Nous allons, si vous voulez bien me suivre, quitter pour un temps le monde de la science-fiction. Aujourd'hui, nous allons nous pencher sur un véritable OVNI. Il s'agit à la fois d'un roman, d'un conte initiatique, d'un poème, d'une critique, d'un manifeste, d'une encyclopédie, d'un dictionnaire, d'un réquisitoire, d'un essai, d'un palimpseste (tant sa lecture peut s'opérer à de multiples niveaux), et en même temps ni rien de tout cela et tout cela à la fois, et même plus. Issu de l'immense culture et de l'authentique génie littéraire du très regretté Umberto Eco, voici "Le pendule de Foucault" (et je ne remercierai jamais assez mon vieux pote Stéphane de me l'avoir fait découvrir). Plongée abyssale et vertigineuse dans l'ésotérisme le plus pur, les sociétés secrètes - Francs-Maçons, Templiers, Rosicruciens et Illuminati pour n'en citer que les plus connues, voyage au gré de la kabbale hébraïque, du syncrétisme brésilien ou de la mystique zoroastrienne, critique acerbe et parodie "hénaurme" des théories du complot les plus folles, cours d'histoire magistral rationalisant de manière époustouflante deux mille ans d'histoire humaine, de ponts jetés audacieusement entre les Alchimistes bavarois et la théorie de la relativité en analogies inattendues entre la Torah, le comte de St-Germain, la svastika et le mythe Cthulhu, c'est un ouvrage inclassable, d'une richesse étourdissante et d'une érudition folle. Mais c'est surtout et avant tout un livre difficile, voire astreignant, qui exige de son lecteur l'abandon de tout parti-pris et toute idée préconçue, et dont la beauté réside précisément dans l'inaccessibilité de son vocabulaire - je vous conseille vivement, d'ailleurs, d'en faire l'expérience sur une liseuse dont vous pourrez abuser de la fonction "dictionnaire". "Le pendule de Foucault" ne se critique pas, ne s'explique pas, ne s'analyse pas, mais se vit. Alors si vous ne l'avez pas encore ouvert, foncez ! Installez-vous confortablement, libérez-vous quelques jours (ou quelques semaines), et plongez dans l'une des histoires les plus extraordinaires qui soient jamais passées à portée de vos doigts...

Trouver un accompagnement musical pour un ouvrage de cette envergure n'était pas chose facile.
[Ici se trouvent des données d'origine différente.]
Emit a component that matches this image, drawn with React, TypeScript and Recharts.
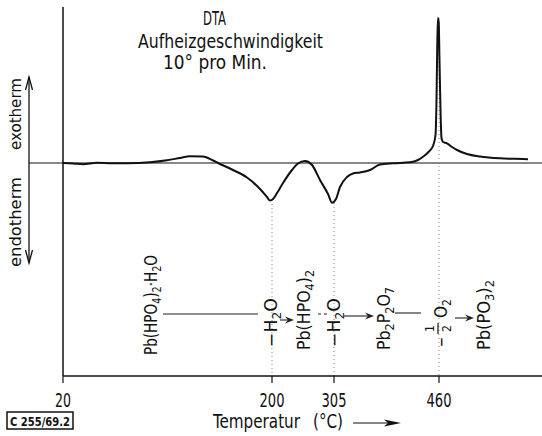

Au gré de ma lecture (et de mes nombreuses relectures), j'ai fini par m'arrêter sur "Oxygène" et "Equinoxe" de Jean-Michel Jarre, "Prelude" d'Eumir Deodato, "Wonderful" de Paolo Conte, ainsi que plusieurs pièces pour piano de Satie (les Gymnopédies et les Gnossiennes) et de Debussy (Arabesque, Estampes et Suite bergamasque). Ce choix est évidemment éminemment personnel (et donc subjectif), multiple tant il me paraissait impossible de cantonner à un seul genre musical, et je ne m'attends pas à ce qu'il résonne chez tout le monde. Ma recommandation du jour n'en sera donc pas une, tout au plus une vague tentative d'ébaucher un décor à la (dé)mesure de l'univers dépeint dans l'oeuvre d'Eco.